St. Barts may boast a ritzy reputation, but this Caribbean island vibe is far more chill than you can ever imagine. That’s why we’re #OBSESSED!
EU citizens need to have a valid passport. Or you can have a French visa that says “COLLECTIVITE DE SAINT BARTHELEMY ET SAINT MARTIN “valid for France except CTOM” or “DFA” (French Departments in the Americas). All visas must be issued by the French Embassy before your trip.
US citizens need to have a valid passport and proof of a round-trip ticket or proof of continuation of travel. A visa is not necessary if the intended stay on the island for less than 30 days. Your passport must be valid and not expire for at least three months from the date of entry to St. Bart’s.
Fortunately, St. Bart’s is one of the safest islands in the Caribbean and crime is incredibly rare. But it’s always good to keep an eye on your belongings and valuables.
Even though dry season is from December through May while June through November is rainy season there’s sporadic rain that will occur during any time throughout the year. Expect 22º to 30º C (72º to 86º F) temperature and hurricanes especially during September.
St. Bart’s is an hour ahead of EST (USA East Coast) so UTC-4.
French and English. But mostly French.
You’ll see that most people are incredibly nice on the island. It’s culturally very Fench and European, so a few merci or bonjour is greatly appreciated. Although the service is really slow, so don’t expect your food to come right away. But this is island life, so sit back and enjoy.
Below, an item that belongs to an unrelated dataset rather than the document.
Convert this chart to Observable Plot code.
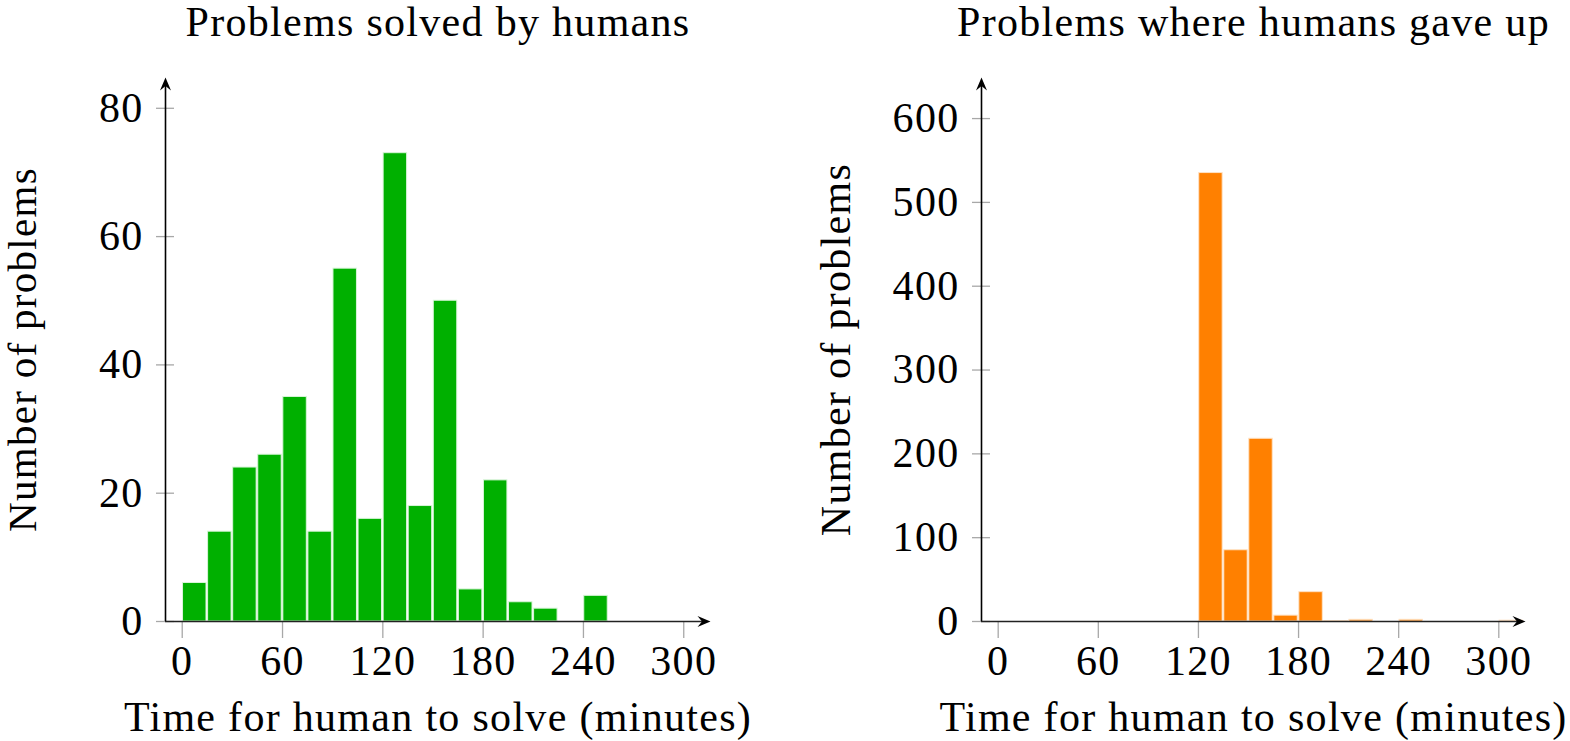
<!DOCTYPE html>
<html><head><meta charset="utf-8">
<script src="https://cdn.jsdelivr.net/npm/d3@7"></script>
<script src="https://cdn.jsdelivr.net/npm/@observablehq/plot@0.6"></script>
<style>
body{margin:0;background:#fff;}
#wrap{display:flex;width:1570px;height:741px;overflow:hidden;}
svg{overflow:visible;}
</style></head><body><div id="wrap"></div>
<script>
// ---- data ----
const binStarts = [0,15,30,45,60,75,90,105,120,135,150,165,180,195,210,225,240,255,270,285,300];
const binWidth = 15;
const solvedCounts = [6,14,24,26,35,14,55,16,73,18,50,5,22,3,2,0,4,0,0,0,0];
const gaveUpCounts = [0,0,0,0,0,0,0,0,535,85,218,7,35,0.6,2,0,2,0,0,0,1];
const xTicks = [0,60,120,180,240,300];
const solvedYTicks = [0,20,40,60,80];
const gaveUpYTicks = [0,100,200,300,400,500,600];
const titles = ["Problems solved by humans","Problems where humans gave up"];
const xLabel = "Time for human to solve (minutes)";
const yLabel = "Number of problems";

const FONT = "'Liberation Serif', serif";
const FS = 42;

// stealth arrow head symbol, tip at origin, pointing right
const stealth = {draw(ctx){ctx.moveTo(0,0);ctx.lineTo(-13,-5.5);ctx.lineTo(-8.5,0);ctx.lineTo(-13,5.5);ctx.closePath();}};
const blank = () => "";

function panel({title, counts, color, edge, yTicks, yMax, width, marginLeft, marginRight, labelDx, labelSize}) {
  const data = binStarts.map((s,i)=>({start:s,end:s+binWidth,count:counts[i]}));
  const xMin = -10, xMax = 316;
  return Plot.plot({
    width, height: 741,
    marginLeft, marginRight, marginTop: 77, marginBottom: 120,
    style: {fontFamily: FONT, fontSize: FS+"px", color: "#000", background: "#fff", letterSpacing: "1.3px", overflow: "visible"},
    x: {domain: [xMin, xMax], axis: null},
    y: {domain: [0, yMax], axis: null},
    marks: [
      Plot.rectY(data, {x1:"start", x2:"end", y:"count", fill: color, stroke: edge, strokeWidth: 1, insetLeft: 0.8, insetRight: 0.8}),
      Plot.axisX(xTicks, {tickSize: 17, tickFormat: blank, fill: "none", stroke: "#a8a8a8", strokeWidth: 1.3, label: null}),
      Plot.axisX(xTicks, {tickSize: 0, tickPadding: 24, fontSize: FS, fill: "#000", label: null}),
      Plot.axisY(yTicks, {tickSize: 18, dx: 9, tickFormat: blank, fill: "none", stroke: "#a8a8a8", strokeWidth: 1.3, label: null}),
      Plot.axisY(yTicks, {tickSize: 0, tickPadding: 22, fontSize: FS, fill: "#000", label: null}),
      Plot.ruleY([0], {x1: xMin, x2: xMax - 3, stroke: "#222", strokeWidth: 1.4}),
      Plot.ruleX([xMin], {y1: 0, y2: yMax * 0.99, stroke: "#000", strokeWidth: 1.6}),
      Plot.dot([0], {x: xMax, y: 0, symbol: stealth, fill: "#000", stroke: null, r: 6}),
      Plot.dot([0], {x: xMin, y: yMax, symbol: stealth, fill: "#000", stroke: null, r: 6, rotate: -90}),
      Plot.text([title], {frameAnchor: "top", dy: -55, fontSize: FS, lineAnchor: "middle"}),
      Plot.text([xLabel], {frameAnchor: "bottom", dy: 96, fontSize: FS, lineAnchor: "middle"}),
      Plot.text([yLabel], {frameAnchor: "left", dx: labelDx, rotate: -90, textAnchor: "middle", fontSize: labelSize, lineAnchor: "middle"})
    ]
  });
}

const wrap = document.getElementById("wrap");
wrap.append(panel({title: titles[0], counts: solvedCounts, color: "#00b000", edge: "#d8f5d8", yTicks: solvedYTicks, yMax: 84.8, width: 786, marginLeft: 165, marginRight: 76, labelDx: -143, labelSize: 41}));
wrap.append(panel({title: titles[1], counts: gaveUpCounts, color: "#ff8000", edge: "#ffe2c4", yTicks: gaveUpYTicks, yMax: 649, width: 784, marginLeft: 195, marginRight: 45, labelDx: -145, labelSize: FS}));
</script></body></html>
St. Bart’s uses Euros. There are plenty of ATMs throughout the island. Most places will take credit cards, so if you run out of cash you’ll be okay.
Tipping! Always a tricky question especially in Europe (and St. Bart’s) service is already included in the bill since waiters are paid in full wage. Since life in St. Bart’s is quite expensive, however, tipping around 10%-15% is recommended. If you decide to leave the tip on the card, you must tell the waiter before the card is swiped. If not, leave cash.
Just like most places in Europe, standard voltage is 220 V and the frequency is 60 Hz. You cannot use your electric appliances in St. Bart’s without a voltage converter, so make sure to bring one.
It’s best not to drink tap water, you should buy bottled water instead. Tap water is okay for tea, coffee, and brushing your teeth. You shouldn’t make ice cubes with it since tap water comes from a de-salinization plant in St. Bart’s.
Most hotels, villas, Airbnbs, and restaurants will have Wi-Fi.
Since Uber or other ride-sharing apps don’t exist in St. Bart’s, noting a few taxi drivers’ phone numbers can be very helpful. You can ask for them at the hotel, villa, or Airbnb host should be able to provide a few. This is particularly helpful during high-season when taxis are very busy, so making good connections with taxi drivers so their numbers are on your phone to call is a very good idea.
A normal rate is around 20€ – 25€ from point A to point B. If you’re taxi-ing after 8 p.m., or on Sundays, the fares will increase about 50%.
If you’re like to tour around the island with a taxi driver, the government has regulated an official fare for this service. For 1-3 passengers, it should be 45€ for 45 minutes, 44€ for 60 minutes, and 60€ for 90 minutes. For every additional passenger after that, add an extra 8€.